The Company, Caesars Entertainment, Inc. (f/k/a Eldorado Resorts, Inc.) (“Parent”) and Colt Merger Sub, Inc., a direct wholly owned subsidiary of Parent (“Purchaser”), entered into an Agreement and Plan of Merger (the “Merger Agreement”), dated as of June 24, 2019, as amended on August 15, 2019 by Amendment No. 1 to Agreement and Plan of Merger. The Merger Agreement contemplated that Purchaser would be merged with and into the Company (the “Merger”) and that the Company would survive the Merger as a direct wholly owned subsidiary of Parent. The Merger became effective on July 20, 2020 as a result of filing a Certificate of Merger with the Secretary of State of the State of Delaware.

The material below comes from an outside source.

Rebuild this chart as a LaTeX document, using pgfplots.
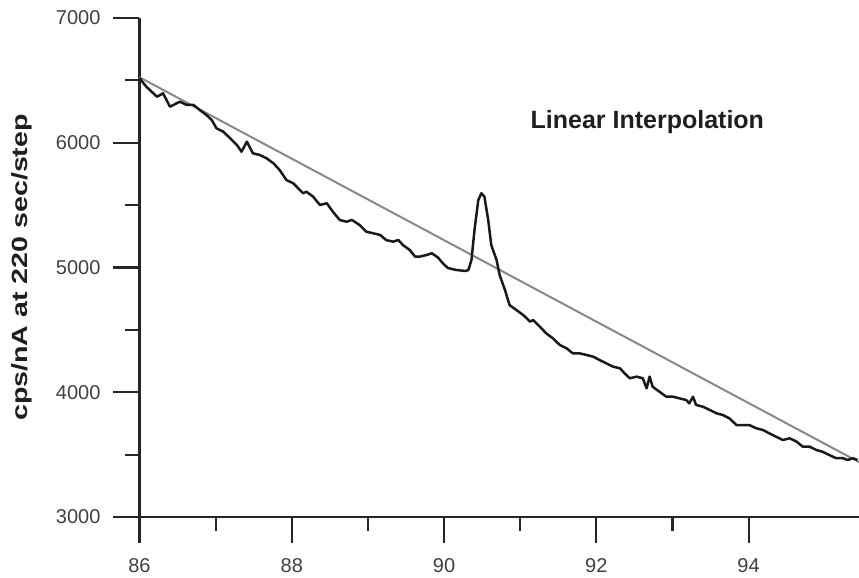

As a result of the Merger, the Company has terminated all offerings of its securities pursuant to its existing registration statements, including the Registration Statements. In accordance with the Company’s undertaking in each of the Registration Statements to remove from registration, by means of a post-effective amendment, any of the securities that had been registered under such Registration Statement that remain unsold at the termination of the offerings the Company hereby removes from the Registration Statements all securities registered under the Registration Statements that remain unsold as of the date hereof.


SIGNATURES

Pursuant to the requirements of the Securities Act of 1933, the Registrant certifies that it has reasonable grounds to believe that it meets all of the requirements for filing on Form S-8 and has duly caused this Registration Statement to be signed on its behalf by the undersigned, thereunto duly authorized, in the City of Reno, Nevada, on July 21, 2020.

 

CAESARS HOLDINGS, INC.
By:  

/s/ Edmund L. Quatmann, Jr.

Name:   Edmund L. Quatmann, Jr.
Title:   Executive Vice President, Chief Legal Officer and Secretary

No other person is required to sign this Post-Effective Amendment, in reliance upon Rule 478(c) under the Securities Act of 1933, as amended.